## SUPPLIED DATA
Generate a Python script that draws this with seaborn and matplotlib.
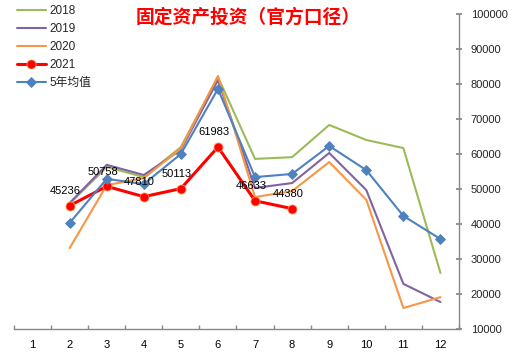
import pandas as pd
import numpy as np
import matplotlib
matplotlib.use("Agg")
import matplotlib.pyplot as plt
import seaborn as sns

# 月份（1月无数据）
months = [2, 3, 4, 5, 6, 7, 8, 9, 10, 11, 12]
v2018 = [45800, 56300, 53400, 62000, 82000, 58600, 59100, 68300, 64000, 61700, 26000]
v2019 = [46000, 56900, 54000, 61200, 81100, 50300, 51700, 60300, 49700, 22900, 17700]
v2020 = [33100, 51100, 53100, 61600, 82300, 47700, 49400, 57700, 46900, 16000, 19100]
months_2021 = [2, 3, 4, 5, 6, 7, 8]
v2021 = [45236, 50758, 47810, 50113, 61983, 46633, 44380]
avg5 = [40300, 52900, 51400, 60000, 78600, 53400, 54300, 62300, 55400, 42300, 35700]

sns.set_theme(style="white")
plt.rcParams['font.family'] = ['Liberation Sans', 'Noto Sans CJK SC', 'DejaVu Sans']

fig = plt.figure(figsize=(5.17, 3.61), dpi=100)
ax = fig.add_axes([14 / 517, 1 - 329 / 361, 445 / 517, 315 / 361])

series = [
    ("2018", months, v2018, "#9BBB59", None, 1.5),
    ("2019", months, v2019, "#8064A2", None, 1.5),
    ("2020", months, v2020, "#F79646", None, 1.5),
    ("2021", months_2021, v2021, "#FF0000", "o", 2.2),
    ("5年均值", months, avg5, "#4F81BD", "D", 1.5),
]
for name, xs, ys, col, mk, lw in series:
    df = pd.DataFrame({"month": xs, "value": ys})
    sns.lineplot(data=df, x="month", y="value", ax=ax, color=col, lw=lw,
                 marker=mk, markersize=6.5 if mk == "o" else 5.5,
                 markeredgecolor="#F79646" if mk == "o" else col,
                 markeredgewidth=0.6, label=name)

# 2021 数据标签
for m, v in zip(months_2021, v2021):
    ax.annotate(str(v), (m, v), xytext=(-3, 7), textcoords="offset points",
                ha="center", va="bottom", fontsize=8, color="black")

ax.set_xlim(0.5, 12.5)
ax.set_ylim(10000, 100000)
ax.set_yticks(np.arange(10000, 100001, 10000))
ax.yaxis.tick_right()
ax.set_xticks(range(1, 13))
ax.set_xticks(np.arange(0.5, 12.6, 1), minor=True)
ax.tick_params(axis="x", which="major", length=0, labelsize=8, pad=8, colors="black")
ax.tick_params(axis="x", which="minor", direction="in", length=3, color="#888888", bottom=True)
ax.tick_params(axis="y", which="major", direction="inout", length=5, color="#888888",
               labelsize=8, pad=6, right=True, left=False)
ax.set_xlabel("")
ax.set_ylabel("")
for s in ["left", "top"]:
    ax.spines[s].set_visible(False)
for s in ["right", "bottom"]:
    ax.spines[s].set_color("#888888")
    ax.spines[s].set_linewidth(1)

fig.text(248 / 517, 1 - 17 / 361, "固定资产投资（官方口径）", color="red",
         fontsize=13.5, fontweight="bold", ha="center", va="center",
         family=['Noto Sans CJK SC', 'DejaVu Sans'])

leg = ax.legend(loc="upper left", bbox_to_anchor=(-0.01, 1.05), frameon=False,
                fontsize=8.5, handlelength=2.5, labelspacing=0.5, borderaxespad=0.2,
                handletextpad=0.3)
for t in leg.get_texts():
    t.set_family(['Liberation Sans', 'Noto Sans CJK SC', 'DejaVu Sans'])

fig.savefig("out.png", dpi=100)
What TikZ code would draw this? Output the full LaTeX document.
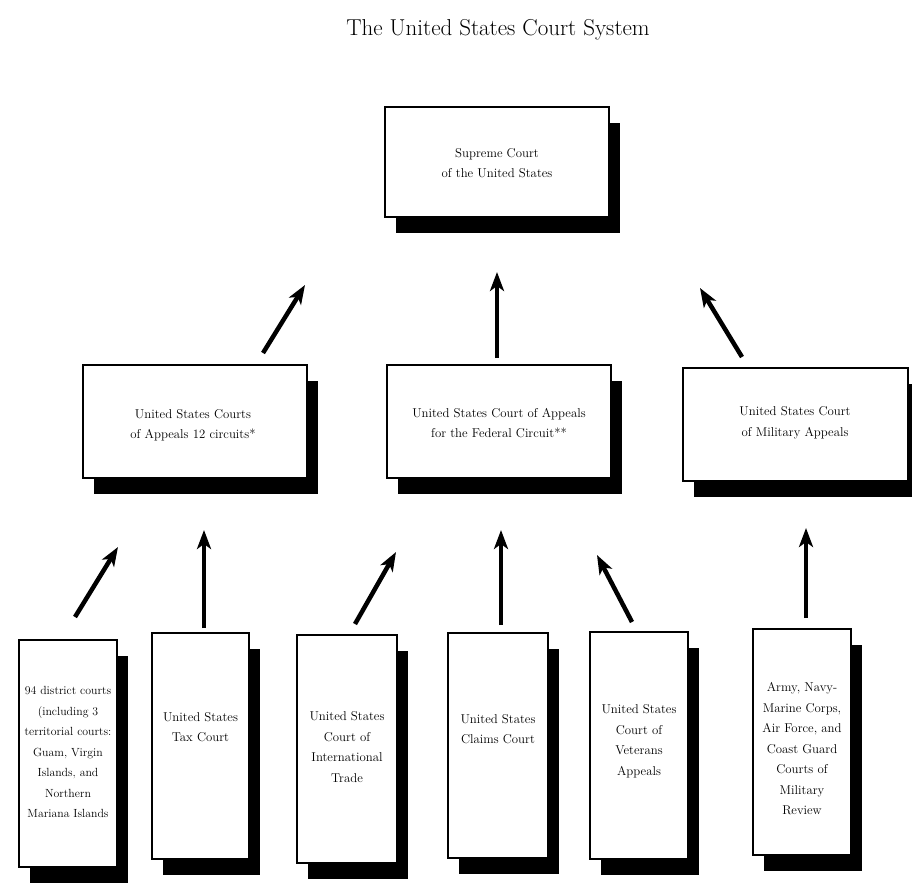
\documentclass[tikz,border=0pt]{standalone}
\usetikzlibrary{shadows,arrows.meta}
\begin{document}
\begin{tikzpicture}[x=1pt,y=-1pt,
  box/.style={draw=black, line width=1.3pt, fill=white, inner sep=0pt,
    drop shadow={shadow xshift=11pt, shadow yshift=-16pt, opacity=1, fill=black}},
  lbl/.style={align=center, font=\fontsize{12.8}{20.5}\selectfont, inner sep=0pt},
  arr/.style={line width=4.5pt, -{Stealth[length=19pt,width=14pt,inset=5pt]}}]
\useasboundingbox (0,0) rectangle (912,889);
\node[font=\fontsize{23}{27}\selectfont] (title) at (498,30) {The United States Court System};
% boxes
\node[box, minimum width=224pt, minimum height=110pt] (sc) at (497,162) {};
\node[box, minimum width=224pt, minimum height=113pt] (lm) at (195,421.5) {};
\node[box, minimum width=224pt, minimum height=113pt] (cm) at (499,421.5) {};
\node[box, minimum width=225pt, minimum height=113pt] (rm) at (795.5,424.5) {};
\node[box, minimum width=98pt, minimum height=227pt] (b1) at (68,753.5) {};
\node[box, minimum width=97pt, minimum height=226pt] (b2) at (200.5,746) {};
\node[box, minimum width=100pt, minimum height=228pt] (b3) at (347,749) {};
\node[box, minimum width=100pt, minimum height=225pt] (b4) at (498,745.5) {};
\node[box, minimum width=98pt, minimum height=227pt] (b5) at (639,745.5) {};
\node[box, minimum width=98pt, minimum height=226pt] (b6) at (802,742) {};
% labels
\node[lbl] (tsc) at (497,163) {Supreme Court\\of the United States};
\node[lbl] (tlm) at (193,425) {United States Courts\\of Appeals 12 circuits*};
\node[lbl] (tcm) at (499,423) {United States Court of Appeals\\for the Federal Circuit**};
\node[lbl] (trm) at (795,423) {United States Court\\of Military Appeals};
\node[lbl, font=\fontsize{11.8}{20.5}\selectfont] (tb1) at (68,752) {94 district courts\\(including 3\\territorial courts:\\Guam, Virgin\\Islands, and\\Northern\\Mariana Islands};
\node[lbl] (tb2) at (200.5,727) {United States\\Tax Court};
\node[lbl] (tb3) at (347,747) {United States\\Court of\\International\\Trade};
\node[lbl] (tb4) at (498,729) {United States\\Claims Court};
\node[lbl] (tb5) at (639,741) {United States\\Court of\\Veterans\\Appeals};
\node[lbl] (tb6) at (802,749) {Army, Navy-\\Marine Corps,\\Air Force, and\\Coast Guard\\Courts of\\Military\\Review};
% arrow endpoints
\coordinate (a1s) at (263,353); \coordinate (a1e) at (305,285);
\coordinate (a2s) at (497,358); \coordinate (a2e) at (497,272);
\coordinate (a3s) at (742,357); \coordinate (a3e) at (700,288);
\coordinate (a4s) at (75,617);  \coordinate (a4e) at (118,547);
\coordinate (a5s) at (204,628); \coordinate (a5e) at (204,530);
\coordinate (a6s) at (355,624); \coordinate (a6e) at (396,552);
\coordinate (a7s) at (501,625); \coordinate (a7e) at (501,530);
\coordinate (a8s) at (632,622); \coordinate (a8e) at (597,555);
\coordinate (a9s) at (806,618); \coordinate (a9e) at (806,528);
\foreach \i in {1,...,9} { \draw[arr] (a\i s) -- (a\i e); }
\end{tikzpicture}
\end{document}
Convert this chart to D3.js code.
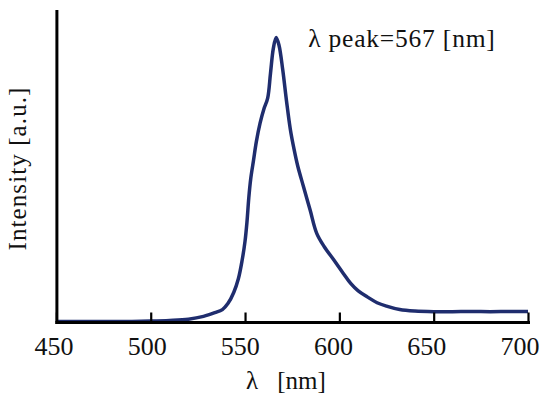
<!DOCTYPE html>
<html>
<head>
<meta charset="utf-8">
<script src="https://cdn.jsdelivr.net/npm/d3@7"></script>
</head>
<body style="margin:0; background:#fff">
<script>
// wavelength [nm]
const wavelength = [450, 470, 490, 500, 510, 520, 528, 534, 538, 541, 544, 546.5, 548.5, 550, 551,
    552, 553, 554.5, 556, 558, 560, 562, 563.5, 565, 566.5, 568, 570, 572, 574, 576, 578, 581,
    584.5, 588, 592, 597, 602, 606, 610, 615, 620, 625, 632, 640, 650, 660, 670, 680, 690, 700];
// intensity [a.u.]
const intensity = [0.002, 0.002, 0.002, 0.003, 0.005, 0.009, 0.018, 0.030, 0.040, 0.060, 0.095, 0.14, 0.20, 0.26, 0.32,
    0.40, 0.46, 0.52, 0.58, 0.64, 0.685, 0.72, 0.80, 0.88, 0.915, 0.89, 0.81, 0.71, 0.62, 0.555, 0.50, 0.435,
    0.36, 0.285, 0.242, 0.20, 0.157, 0.124, 0.10, 0.08, 0.062, 0.051, 0.040, 0.035, 0.033, 0.033, 0.034, 0.033, 0.034, 0.034];
const xTicks = [450, 500, 550, 600, 650, 700];
const peakWavelength = 567;

const width = 542;
const height = 398;
const paddingTop = 11;
const paddingBottom = 76;
const paddingLeft = 56.4;
const paddingRight = 14;
const fontFamily = 'Liberation Serif';

const dataset = wavelength.map((w, i) => ({ name: w, value: intensity[i] }));

const xScale = d3.scaleLinear()
    .domain([450, 700])
    .range([paddingLeft, width - paddingRight]);
const yScale = d3.scaleLinear()
    .domain([0, 1])
    .range([height - paddingBottom, paddingTop]);

const svg = d3.select('body').append('svg')
    .attr('width', width)
    .attr('height', height)
    .style('display', 'block');

// data line
const linePath = d3.line()
    .curve(d3.curveCatmullRom)
    .x((d) => xScale(d.name))
    .y((d) => yScale(d.value));

svg.append('path')
    .attr('d', linePath(dataset))
    .attr('fill', 'none')
    .attr('stroke', '#1f2d6e')
    .attr('stroke-width', 3.5)
    .attr('stroke-linejoin', 'round');

// x axis, ticks pointing inward
const xAxis = d3.axisBottom(xScale)
    .tickValues(xTicks)
    .tickSizeInner(-9.5)
    .tickSizeOuter(0)
    .tickPadding(15)
    .tickFormat(d3.format('d'));

const gx = svg.append('g')
    .attr('transform', `translate(0,${height - paddingBottom})`)
    .call(xAxis)
    .attr('font-family', fontFamily)
    .attr('font-size', 26);
gx.select('.domain').attr('stroke', '#000').attr('stroke-width', 3).attr('stroke-linecap', 'square');
gx.selectAll('.tick line').attr('stroke', '#000').attr('stroke-width', 2.2);
// labels sit a little left of their ticks, more so toward the right
gx.selectAll('.tick text')
    .attr('dx', (d, i) => -3 - 1.1 * i)
    .attr('fill', '#111');

// y axis, no ticks
const yAxis = d3.axisLeft(yScale).tickValues([]).tickSizeOuter(0);
const gy = svg.append('g')
    .attr('transform', `translate(${paddingLeft},0)`)
    .call(yAxis);
gy.select('.domain').attr('stroke', '#000').attr('stroke-width', 3).attr('stroke-linecap', 'square');

// axis titles
const xTitle = svg.append('text')
    .attr('x', 246)
    .attr('y', 389)
    .attr('fill', '#111')
    .attr('font-family', fontFamily)
    .attr('font-size', 25);
xTitle.append('tspan').text('λ');
xTitle.append('tspan').attr('dx', 19).text('[nm]');

svg.append('text')
    .attr('transform', `translate(26,${(paddingTop + height - paddingBottom) / 2 + 2}) rotate(-90)`)
    .attr('text-anchor', 'middle')
    .attr('fill', '#111')
    .attr('font-family', fontFamily)
    .attr('font-size', 25)
    .attr('letter-spacing', 1.1)
    .text('Intensity [a.u.]');

// peak annotation
const peak = dataset.reduce((a, b) => (b.value > a.value ? b : a));
svg.append('text')
    .attr('x', xScale(peak.name) + 32)
    .attr('y', yScale(peak.value) + 10)
    .attr('fill', '#111')
    .attr('font-family', fontFamily)
    .attr('font-size', 25.5)
    .attr('letter-spacing', 0.8)
    .text(`λ peak=${peakWavelength} [nm]`);
</script>
</body>
</html>
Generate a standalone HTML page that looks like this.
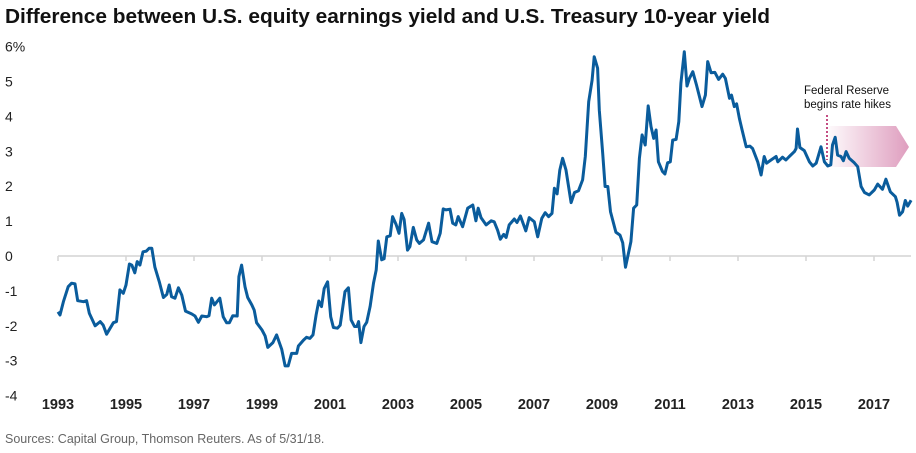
<!DOCTYPE html>
<html><head><meta charset="utf-8"><style>
html,body{margin:0;padding:0;background:#fff;}
svg{display:block;font-family:"Liberation Sans",sans-serif;}
</style></head><body>
<svg id="chart" width="916" height="453" viewBox="0 0 916 453">
<defs>
<linearGradient id="pinkGrad" x1="0" x2="1" y1="0" y2="0">
<stop offset="0" stop-color="#d98cb3" stop-opacity="0.05"/>
<stop offset="1" stop-color="#d98cb3" stop-opacity="0.85"/>
</linearGradient>
</defs>
<text x="5" y="23" font-size="20" font-weight="bold" fill="#111" textLength="765" lengthAdjust="spacingAndGlyphs">Difference between U.S. equity earnings yield and U.S. Treasury 10-year yield</text>
<g id="yaxis"></g>
<g id="xaxis"></g>
<g id="annot">
<polygon points="829,126 896,126 909,147 896,167 829,167" fill="url(#pinkGrad)"/>
<line x1="827" y1="115" x2="827" y2="160" stroke="#b0125a" stroke-width="1.5" stroke-dasharray="2,2"/>
<text x="804" y="94" font-size="11.5" fill="#111">Federal Reserve</text>
<text x="804" y="108" font-size="11.5" fill="#111">begins rate hikes</text>
</g>
<path id="series" fill="none" stroke="#0a5c9c" stroke-width="3" stroke-linejoin="round"/>
<text x="5" y="443" font-size="12.5" fill="#666">Sources: Capital Group, Thomson Reuters. As of 5/31/18.</text>
</svg>
<script>
const yTicks=[6,5,4,3,2,1,0,-1,-2,-3,-4];
const yTickLabels=["6%","5","4","3","2","1","0","-1","-2","-3","-4"];
const xTicks=[1993,1995,1997,1999,2001,2003,2005,2007,2009,2011,2013,2015,2017];
const years=[1993.0,1993.06,1993.16,1993.3,1993.4,1993.5,1993.58,1993.75,1993.84,1993.92,1994.09,1994.24,1994.33,1994.43,1994.63,1994.72,1994.82,1994.92,1995.0,1995.1,1995.17,1995.26,1995.33,1995.41,1995.5,1995.6,1995.68,1995.76,1995.85,1995.98,1996.1,1996.2,1996.27,1996.34,1996.44,1996.54,1996.64,1996.75,1996.93,1997.03,1997.13,1997.23,1997.37,1997.44,1997.52,1997.6,1997.76,1997.86,1997.96,1998.04,1998.14,1998.27,1998.32,1998.4,1998.5,1998.58,1998.7,1998.77,1998.84,1999.0,1999.09,1999.17,1999.32,1999.43,1999.58,1999.68,1999.77,1999.87,2000.02,2000.07,2000.22,2000.31,2000.41,2000.5,2000.59,2000.67,2000.75,2000.83,2000.93,2001.02,2001.1,2001.22,2001.3,2001.44,2001.54,2001.62,2001.72,2001.79,2001.84,2001.91,2002.0,2002.08,2002.18,2002.28,2002.36,2002.42,2002.52,2002.59,2002.67,2002.77,2002.84,2002.94,2003.03,2003.11,2003.18,2003.28,2003.35,2003.45,2003.55,2003.63,2003.75,2003.9,2004.0,2004.14,2004.24,2004.33,2004.41,2004.53,2004.61,2004.7,2004.77,2004.9,2005.05,2005.2,2005.29,2005.36,2005.44,2005.59,2005.74,2005.83,2005.93,2006.01,2006.11,2006.18,2006.27,2006.42,2006.5,2006.6,2006.76,2006.86,2007.01,2007.11,2007.23,2007.33,2007.43,2007.53,2007.6,2007.68,2007.76,2007.84,2007.94,2008.09,2008.19,2008.31,2008.43,2008.51,2008.61,2008.71,2008.77,2008.87,2008.92,2009.02,2009.09,2009.17,2009.25,2009.41,2009.53,2009.61,2009.69,2009.85,2009.93,2010.02,2010.1,2010.18,2010.27,2010.36,2010.44,2010.52,2010.59,2010.66,2010.78,2010.85,2010.93,2011.01,2011.08,2011.18,2011.26,2011.32,2011.42,2011.5,2011.57,2011.67,2011.78,2011.94,2012.04,2012.11,2012.21,2012.32,2012.43,2012.55,2012.63,2012.75,2012.81,2012.89,2012.96,2013.04,2013.12,2013.24,2013.35,2013.43,2013.58,2013.68,2013.77,2013.84,2013.97,2014.12,2014.17,2014.31,2014.41,2014.51,2014.66,2014.71,2014.75,2014.82,2014.95,2015.1,2015.2,2015.3,2015.44,2015.54,2015.64,2015.73,2015.78,2015.86,2015.93,2016.03,2016.1,2016.18,2016.27,2016.42,2016.52,2016.62,2016.72,2016.86,2017.01,2017.11,2017.25,2017.35,2017.48,2017.63,2017.68,2017.75,2017.84,2017.92,2017.99,2018.09];
const spread=[-1.6,-1.69,-1.31,-0.88,-0.78,-0.8,-1.28,-1.31,-1.28,-1.64,-2.0,-1.88,-1.98,-2.24,-1.91,-1.88,-0.97,-1.07,-0.83,-0.23,-0.26,-0.48,-0.16,-0.26,0.12,0.14,0.22,0.22,-0.32,-0.74,-1.19,-1.1,-0.83,-1.17,-1.21,-0.91,-1.12,-1.58,-1.66,-1.72,-1.9,-1.72,-1.74,-1.71,-1.21,-1.4,-1.21,-1.74,-1.91,-1.91,-1.71,-1.72,-0.59,-0.26,-0.88,-1.19,-1.4,-1.55,-1.91,-2.12,-2.29,-2.62,-2.48,-2.26,-2.67,-3.15,-3.15,-2.79,-2.79,-2.58,-2.41,-2.33,-2.36,-2.26,-1.69,-1.29,-1.45,-0.93,-0.74,-1.74,-2.05,-2.07,-1.98,-1.02,-0.91,-1.83,-2.02,-2.02,-1.88,-2.48,-2.02,-1.9,-1.45,-0.78,-0.4,0.43,-0.11,-0.08,0.55,0.58,1.13,0.91,0.65,1.22,1.05,0.17,0.27,0.82,0.46,0.36,0.46,0.94,0.41,0.36,0.65,1.35,1.32,1.34,0.94,0.89,1.13,0.84,1.37,1.46,1.01,1.37,1.1,0.89,1.01,0.98,0.74,0.48,0.62,0.53,0.89,1.06,0.96,1.15,0.72,1.1,0.98,0.55,1.08,1.24,1.13,1.22,1.94,1.78,2.46,2.8,2.46,1.53,1.82,1.87,2.18,2.85,4.42,5.04,5.71,5.38,4.18,2.94,1.99,1.99,1.27,0.68,0.6,0.38,-0.32,0.41,1.37,1.46,2.8,3.47,3.18,4.3,3.71,3.37,3.61,2.7,2.42,2.35,2.67,2.7,3.32,3.34,3.85,4.95,5.85,4.87,5.09,5.28,4.9,4.28,4.61,5.57,5.25,5.26,5.06,5.21,5.09,4.52,4.61,4.28,4.36,3.94,3.61,3.13,3.15,3.08,2.7,2.32,2.85,2.66,2.75,2.85,2.7,2.83,2.75,2.85,2.99,3.08,3.64,3.11,3.02,2.7,2.58,2.66,3.13,2.7,2.58,2.61,3.18,3.4,2.89,2.85,2.73,2.99,2.8,2.67,2.56,1.99,1.82,1.75,1.89,2.06,1.91,2.2,1.84,1.7,1.54,1.17,1.27,1.59,1.43,1.6];

const NS="http://www.w3.org/2000/svg";
function xScale(yr){return 58+(yr-1993)*34;}
function yScale(v){return 256-v*34.9;}

const ya=document.getElementById('yaxis');
yTicks.forEach((v,i)=>{
  const t=document.createElementNS(NS,'text');
  
  
  t.setAttribute('x',5);t.setAttribute('y',yScale(v)+5);
  t.setAttribute('font-size','14');t.setAttribute('fill','#222');
  t.textContent=yTickLabels[i];ya.appendChild(t);
});
const xa=document.getElementById('xaxis');
const base=document.createElementNS(NS,'line');


base.setAttribute('x1',58);base.setAttribute('x2',911);
base.setAttribute('y1',yScale(0));base.setAttribute('y2',yScale(0));
base.setAttribute('stroke','#d4d4d4');base.setAttribute('stroke-width','1.5');
xa.appendChild(base);
xTicks.forEach(yr=>{
  const l=document.createElementNS(NS,'line');
  
  
  l.setAttribute('x1',xScale(yr));l.setAttribute('x2',xScale(yr));
  l.setAttribute('y1',yScale(0));l.setAttribute('y2',yScale(0)+5);
  l.setAttribute('stroke','#d4d4d4');l.setAttribute('stroke-width','1.5');
  xa.appendChild(l);
  const t=document.createElementNS(NS,'text');
  
  
  t.setAttribute('x',xScale(yr));t.setAttribute('y',409);
  t.setAttribute('text-anchor','middle');t.setAttribute('font-size','14.5');
  t.setAttribute('font-weight','bold');t.setAttribute('fill','#222');
  t.textContent=String(yr);xa.appendChild(t);
});
let d='';
years.forEach((yr,i)=>{d+=(i?'L':'M')+xScale(yr).toFixed(1)+','+yScale(spread[i]).toFixed(1);});
document.getElementById('series').setAttribute('d',d);
</script>
</body></html>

## BRIEF
Your task is to restate word for word the lines from the top of the data to the line containing "import seaborn as sns", both ends included, with every picture left out.

## COMPLETE RESPONSE
Generate a Python script that draws this with seaborn and matplotlib.
import pandas as pd
import numpy as np
import matplotlib
matplotlib.use("Agg")
import matplotlib.pyplot as plt
import seaborn as sns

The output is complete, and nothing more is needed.